When people think of South Korea, one thing that primarily comes to mind is technology. Korea is one of the leading countries in new technology (hello, Samsung!) and the way that it permeates the culture is unlike any other country I’ve been to. In the US, I always found the sight of everyone staring at their phones all the time a little sad. In Korea, it’s not only accepted, it’s embraced. Friends on their phones together at dinner, special apps that are only for couples, watching k-dramas on the metro… technology is just another part of their lives, their phones another appendage. It’s truly a selfie culture.
So on our way to Myeong-Dong, Kathy and I stopped by the Yongsan Electronics Market. It’s a giant sprawling space of indoor and outdoor malls with stall after stall of any type of technology you could dream of.
This floor was just cameras and tablets, aka my favorite floor.
Post-browsing meal of kimchi udon and chicken tonkatsu.
Myeong-dong is similar to Times Square in NYC in that it’s super bright, filled with shops, food stalls, and tourists. It’s one of the main tourism centers in Seoul.
A shop dedicated to colored contacts.
Yessss street food. My favorite part.
Mmm, soondae: a Korean blood sausage. It’s pork intestine, filled with noodles, barley, herbs, and pork blood. Absolutely tasty and delicious.
Koreans love their socks. These all cost less than $1. I think I picked up about 10 pairs over the duration of my trip.
Who knew cotton candy could become an art form?
Our favorite part of Myeong-dong, the Goyangi Darakbang (literally “Attic Cat”) cat cafe! We’re both unabashed cat ladies, so this spot was a must see on our list. It has an entry fee of ₩8000 (about $8) but that includes a drink and you can stay as long as you like. There are about 20 cats of varying ages and breeds in the small cafe, and unlike many house cats, these won’t run away if you try to pet them. Located at: 51-14 Myeongdong 2(i)-ga, Jung-gu, Seoul.

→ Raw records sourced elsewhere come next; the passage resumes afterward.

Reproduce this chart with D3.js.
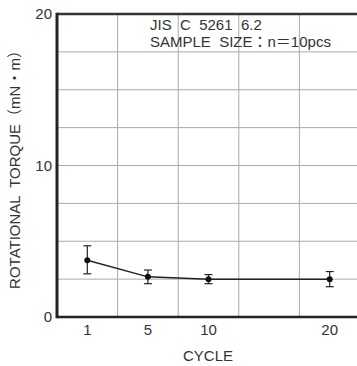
<!DOCTYPE html>
<html lang="en">
<head>
<meta charset="utf-8">
<title>Rotational torque</title>
<script src="https://d3js.org/d3.v7.min.js"></script>
<style>
  body { margin: 0; background: white; }
  text { font-family: "Liberation Sans", "Noto Sans CJK JP", Arial, sans-serif; fill: #333; white-space: pre; }
</style>
</head>
<body>
<div id="chart"></div>
<script>

// data
var slots = ["1", "5", "10", "15", "20"]    // columns on the x axis
var cycles = ["1", "5", "10", "20"]
var torque = [3.75, 2.65, 2.5, 2.5]
var errLow = [2.85, 2.2, 2.2, 2.0]
var errHigh = [4.7, 3.1, 2.8, 3.0]
var yTicks = [0, 10, 20]
var xLabels = ["1", "5", "10", "20"]

var width = 357, height = 366
var margin = {top: 14, right: -3, bottom: 49, left: 57}

var svg = d3.select("#chart").append("svg")
  .attr("width", width)
  .attr("height", height)

var x = d3.scaleBand()
  .domain(slots)
  .range([margin.left, width - margin.right])

var y = d3.scaleLinear()
  .domain([0, 20])
  .range([height - margin.bottom, margin.top])

// grid
var grid = svg.append("g")
grid.selectAll("line.h")
  .data(d3.range(2.5, 20, 2.5))
  .enter().append("line")
    .attr("x1", margin.left).attr("x2", width)
    .attr("y1", function(d){ return y(d) }).attr("y2", function(d){ return y(d) })
    .attr("stroke", "#aaa").attr("stroke-width", 1)
grid.selectAll("line.v")
  .data(slots.slice(1))
  .enter().append("line")
    .attr("x1", function(d){ return x(d) }).attr("x2", function(d){ return x(d) })
    .attr("y1", y(0)).attr("y2", y(20))
    .attr("stroke", "#aaa").attr("stroke-width", 1)

// frame
svg.append("line")
  .attr("x1", margin.left).attr("x2", width)
  .attr("y1", y(20)).attr("y2", y(20))
  .attr("stroke", "#333").attr("stroke-width", 2.5)
svg.append("line")
  .attr("x1", margin.left).attr("x2", width)
  .attr("y1", y(0)).attr("y2", y(0))
  .attr("stroke", "#222").attr("stroke-width", 2.5)
svg.append("line")
  .attr("x1", margin.left).attr("x2", margin.left)
  .attr("y1", y(0) + 1.25).attr("y2", y(20) - 1.25)
  .attr("stroke", "#222").attr("stroke-width", 3)

// y tick labels
svg.selectAll("text.ytick")
  .data(yTicks)
  .enter().append("text")
    .attr("x", margin.left - 5)
    .attr("y", function(d){ return y(d) })
    .attr("dy", "0.35em")
    .attr("text-anchor", "end")
    .style("font-size", "15px")
    .text(function(d){ return d })

// x tick labels
svg.selectAll("text.xtick")
  .data(xLabels)
  .enter().append("text")
    .attr("x", function(d){ return x(d) + x.bandwidth() / 2 })
    .attr("y", y(0) + 13)
    .attr("dy", "0.35em")
    .attr("text-anchor", "middle")
    .style("font-size", "15px")
    .text(function(d){ return d })

// axis titles
svg.append("text")
  .attr("x", 208).attr("y", 356)
  .attr("dy", "0.35em")
  .attr("text-anchor", "middle")
  .style("font-size", "15px")
  .text("CYCLE")

svg.append("text")
  .attr("transform", "translate(15,166) rotate(-90)")
  .attr("dy", "0.35em")
  .attr("text-anchor", "middle")
  .style("font-size", "15px")
  .text("ROTATIONAL  TORQUE（mN・m）")

// note
svg.append("text")
  .attr("x", 150).attr("y", 30)
  .style("font-size", "15px")
  .text("JIS  C  5261  6.2")
svg.append("text")
  .attr("x", 150).attr("y", 47)
  .style("font-size", "15px")
  .text("SAMPLE  SIZE：n＝10pcs")

// series
var pts = cycles.map(function(c, i){
  return {c: c, v: torque[i], lo: errLow[i], hi: errHigh[i]}
})
var cx = function(d){ return x(d.c) + x.bandwidth() / 2 }

svg.append("path")
  .datum(pts)
  .attr("fill", "none")
  .attr("stroke", "#222")
  .attr("stroke-width", 1.5)
  .attr("d", d3.line().x(cx).y(function(d){ return y(d.v) }))

var err = svg.append("g").selectAll("g")
  .data(pts)
  .enter().append("g")
    .attr("stroke", "#222").attr("stroke-width", 1.2)
err.append("line")
  .attr("x1", cx).attr("x2", cx)
  .attr("y1", function(d){ return y(d.lo) }).attr("y2", function(d){ return y(d.hi) })
err.append("line")
  .attr("x1", function(d){ return cx(d) - 4 }).attr("x2", function(d){ return cx(d) + 4 })
  .attr("y1", function(d){ return y(d.lo) }).attr("y2", function(d){ return y(d.lo) })
err.append("line")
  .attr("x1", function(d){ return cx(d) - 4 }).attr("x2", function(d){ return cx(d) + 4 })
  .attr("y1", function(d){ return y(d.hi) }).attr("y2", function(d){ return y(d.hi) })

svg.append("g").selectAll("circle")
  .data(pts)
  .enter().append("circle")
    .attr("cx", cx)
    .attr("cy", function(d){ return y(d.v) })
    .attr("r", 3)
    .attr("fill", "#111")

</script>
</body>
</html>
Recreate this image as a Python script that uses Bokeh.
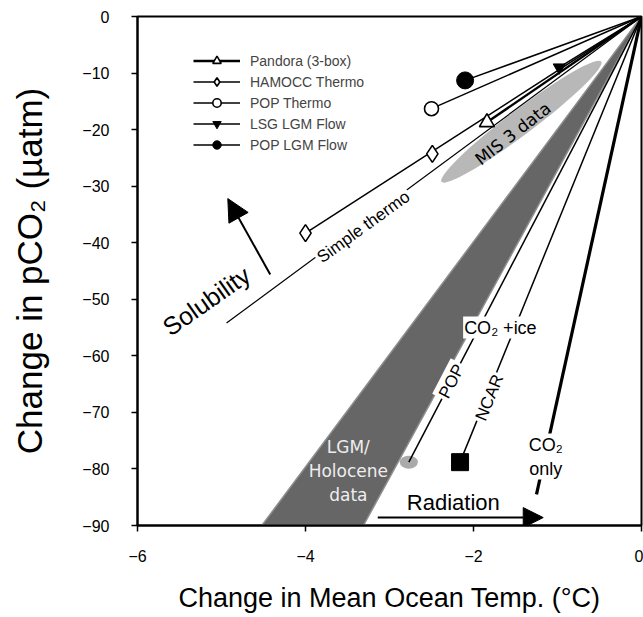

The yellow bandana means “not friendly for children” but this dude was chillin with us the entire time.
The workers of the cafe are able to handle cats unlike anyone I’ve ever seen. This cat is not amused, but if I tried to do this with my cat at home, he would probably claw my hands and never come near me again.
Myeong-dong at night.
Awesome sweatshirt, spelling Seoul with a hangul “S”.
Cornbread egg treat. Mmmmm.
Above this cosmetics store was one of the most beautiful places I’ve ever seen….
…a delicious, authentic, Korean BBQ spot. Wangbijib (왕비집 명동본점), one of the most popular spots in Seoul, was worth the wait. The bbq is cooked by one of the servers over a coal pit in the middle of the table. We chose to go with the traditional beef cut along with a pork belly dish. The entire meal cost us about $40, and it was worth every penny. Located at: 2F 63-6 Chungmuro-2ga, Jung-gu, Seoul.
Egg yolk on a cucumber/noodle salad, a traditional k-bbq side dish.
Just a delicious pile of meat being cooked to perfection right in front of us.
The standard way to eat Korean BBQ: take a lettuce leaf, place a piece of meat, kimchi, and other sides, wrap it up and eat it in one bite. My personal favorite touch was adding some grilled garlic on top.
Succulent amazing pork belly. Food coma for days after this meal.
However, we still had enough room for dessert: a plain cookie-cracker baked into a ball shape and covered in chocolate. You smash it with a hammer when you buy it, so you can eat the pieces. Perfect way to end the day.